The following events may lengthen the patent term: a PTO suspension of examination; deferral of issuance; or applicant-faultless pendency greater than three years. A CPA loses all PTA benefits; an RCE loses only credit towards three-year pendency.
The following events may shorten the patent term: missing parts filing; filing of a preliminary amendment or other paper within one month prior to an office action; filing of a Rule 312 Amendment; filing a request to withdraw holding of abandonment more than two months after abandonment occurred; filing an extension of time; filing a petition for revival; filing an amendment reopening prosecution following decision on appeal; filing a unsuccessful appeal; filing an incomplete reply to Office Actions; or the filing of an IDS more than 30 days after the cited document(s) became known to applicant if the IDS is filed more than three months after the application filing date.
Publication of Application (applies to applications [including CPAs] filed on or after November 29, 2000)

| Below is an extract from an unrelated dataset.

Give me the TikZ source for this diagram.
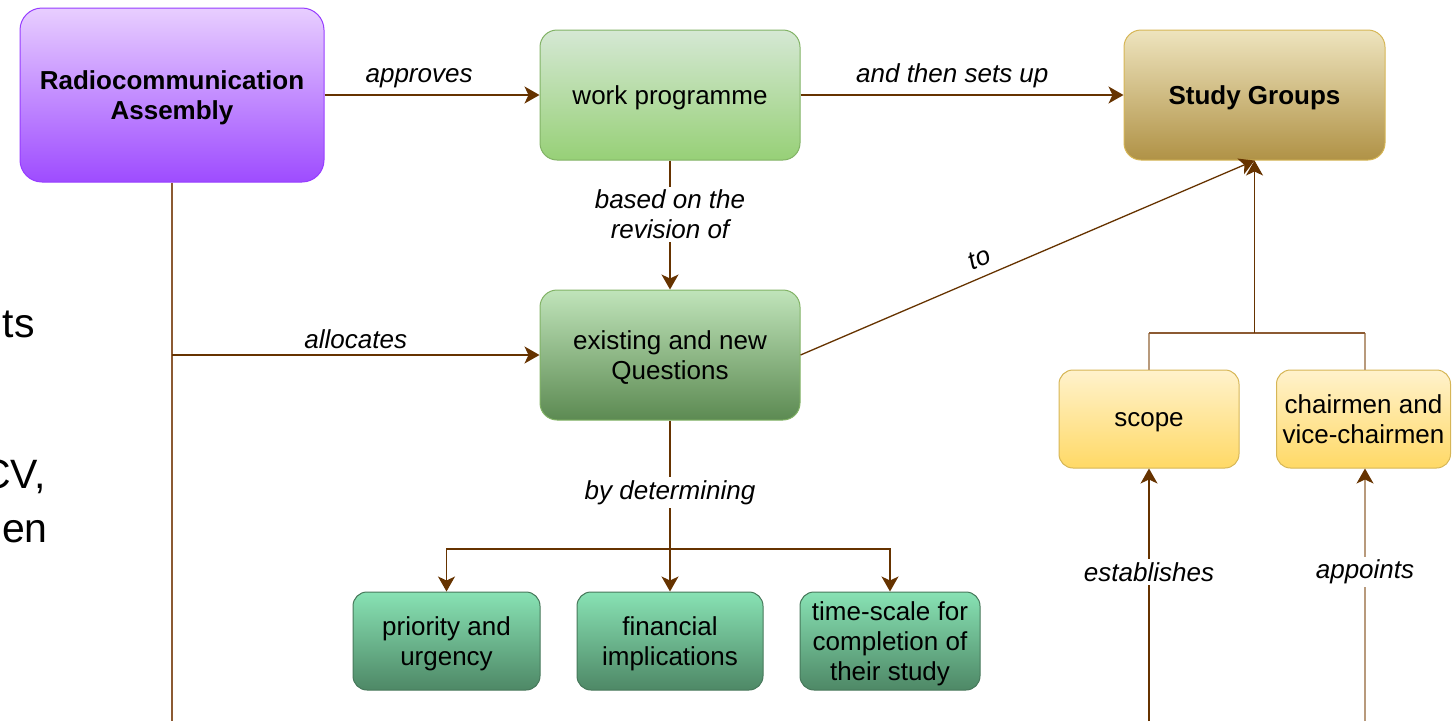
\documentclass[tikz,border=0pt]{standalone}
\usepackage{fontspec}
\setmainfont{Liberation Sans}
\usetikzlibrary{arrows.meta}
\definecolor{arrbrown}{RGB}{102,51,0}
\definecolor{midbrown}{RGB}{140,90,50}
\definecolor{lighttan}{RGB}{184,154,124}
\definecolor{raTop}{RGB}{232,206,255}
\definecolor{raBot}{RGB}{158,76,255}
\definecolor{raLine}{RGB}{150,60,255}
\definecolor{wpTop}{RGB}{213,232,212}
\definecolor{wpBot}{RGB}{151,208,119}
\definecolor{greenLine}{RGB}{130,179,102}
\definecolor{qTop}{RGB}{192,228,186}
\definecolor{qBot}{RGB}{92,138,82}
\definecolor{sgTop}{RGB}{238,228,190}
\definecolor{sgBot}{RGB}{176,146,70}
\definecolor{yLine}{RGB}{214,182,86}
\definecolor{yTop}{RGB}{255,242,204}
\definecolor{yBot}{RGB}{255,217,102}
\definecolor{mTop}{RGB}{136,226,180}
\definecolor{mBot}{RGB}{78,136,102}
\definecolor{mLine}{RGB}{70,120,90}
\begin{document}
\begin{tikzpicture}[x=1pt,y=-1pt,
  txt/.style={font=\fontsize{26}{30}\selectfont},
  itl/.style={font=\fontsize{26}{30}\selectfont\itshape},
  basebox/.style={draw, rounded corners=17pt, line width=1pt, align=center, inner sep=0pt, text depth=0pt, txt},
  rabox/.style={basebox, draw=raLine, top color=raTop, bottom color=raBot, minimum width=304pt, minimum height=174pt, rounded corners=22pt},
  wpbox/.style={basebox, draw=greenLine, top color=wpTop, bottom color=wpBot, minimum width=260pt, minimum height=130pt},
  qbox/.style={basebox, draw=greenLine, top color=qTop, bottom color=qBot, minimum width=260pt, minimum height=130pt},
  sgbox/.style={basebox, draw=yLine, top color=sgTop, bottom color=sgBot, minimum width=261pt, minimum height=130pt},
  ybox/.style={basebox, draw=yLine, top color=yTop, bottom color=yBot, minimum height=98pt, rounded corners=14pt},
  mbox/.style={basebox, draw=mLine, top color=mTop, bottom color=mBot, minimum height=98pt, rounded corners=14pt},
  conn/.style={draw=arrbrown, line width=1.3pt, -{Stealth[length=15pt,width=17pt,inset=4pt,color=arrbrown]}},
  plainconn/.style={draw=arrbrown, line width=1.3pt},
  gaplbl/.style={itl, fill=white, inner sep=3pt, align=center},
  frag/.style={font=\fontsize{41}{44}\selectfont, inner sep=0pt, anchor=base east}
]
\useasboundingbox (0,0) rectangle (1452,721);

% fragments of text cut at the left edge
\begin{scope}
  \clip (0,0) rectangle (1452,721);
  \node[frag] (f1) at (35,337) {ts};
  \node[frag] (f2) at (46,488) {CV,};
  \node[frag] (f3) at (48,542) {en};
\end{scope}

% boxes
\node[rabox] (ra) at (172,95) {\textbf{Radiocommunication}\\\textbf{Assembly}};
\node[wpbox] (wp) at (670,95) {work programme};
\node[sgbox] (sg) at (1254.5,95) {\textbf{Study Groups}};
\node[qbox] (q) at (670,355) {existing and new\\Questions};
\node[ybox, minimum width=180pt] (scope) at (1149,419) {scope};
\node[ybox, minimum width=174pt] (chair) at (1363.5,419) {chairmen and\\vice-chairmen};
\node[mbox, minimum width=187pt] (pri) at (446.5,641) {priority and\\urgency};
\node[mbox, minimum width=186pt] (fin) at (670,641) {financial\\implications};
\node[mbox, minimum width=180pt] (tsc) at (890,641) {time-scale for\\completion of\\their study};

% helper coordinates
\coordinate (rab) at (172,721);
\coordinate (raj) at (172,355);
\coordinate (bj) at (670,549);
\coordinate (jn) at (1254.5,333);
\coordinate (sb) at (1149,721);
\coordinate (cb) at (1365,721);

% connectors
\draw[conn] (ra.east) -- node[itl, above=6pt, pos=0.44, inner sep=0pt] {approves} (wp.west);
\draw[conn] (wp.east) -- node[itl, above=6pt, pos=0.47, inner sep=0pt] {and then sets up} (sg.west);
\draw[conn] (wp.south) -- node[gaplbl, pos=0.42] {based on the\\revision of} (q.north);
\draw[draw=midbrown, line width=1.3pt] (ra.south) -- (rab);
\draw[conn] (raj) -- node[itl, above=6pt, pos=0.5, inner sep=0pt] {allocates} (q.west);
\draw[conn] (q.east) -- node[itl, sloped, above=9pt, pos=0.41, inner sep=0pt] {to} (sg.south);
\draw[plainconn] (q.south) -- node[gaplbl, pos=0.56] {by determining} (bj);
\draw[conn] (bj) -| (pri.north);
\draw[conn] (bj) -| (tsc.north);
\draw[conn] (bj) -- (fin.north);
\draw[draw=lighttan, line width=1.3pt] (scope.north) -- (scope.north |- jn);
\draw[draw=lighttan, line width=1.3pt] (chair.north -| cb) -- (cb |- jn);
\draw[draw=midbrown, line width=1.3pt] (scope.north |- jn) -- (cb |- jn);
\draw[conn] (jn) -- (sg.south);
\draw[conn] (sb) -- node[gaplbl, pos=0.59] {establishes} (scope.south);
\draw[conn, draw=lighttan] (cb) -- node[gaplbl, pos=0.59] {appoints} (cb |- chair.south);
\end{tikzpicture}
\end{document}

Domestic publication applies only to patent applications that will be filed abroad. Publication occurs following an 18-month period after the earliest effective domestic or foreign priority filing date, but before examination. Applicants may request early publication or republication. Applicant may avoid publication by filing statement agreeing not to file abroad. The applicant may change her mind prior to a "freeze date" but must notify the PTO of any subsequent foreign filing or application will become abandoned. Any claim for domestic or foreign priority must be made prior to the freeze date. No oppositions are permitted, but the filing of a third party IDS is permitted. A publication fee will be assessed together with the issue fee following allowance. There is no publication fee for abandoned applications unless the publication is voluntary or a republication.
Provisional Applications (effective November 29, 2000)
Previously, a non-provisional application could be converted into a provisional application. The purpose was to get the earliest possible provisional filing date without shortening the patent term. Provisional applications lapse after one year and must be replaced by a non-provisional application claiming priority to the provisional. Now, a provisional application can be converted into a
non-provisional application by paying the non-provisional filing fee.
Note, however, that because conversion shortens the patent term, it is better to use old process of replacing provisional with non-provisional claiming priority from provisional.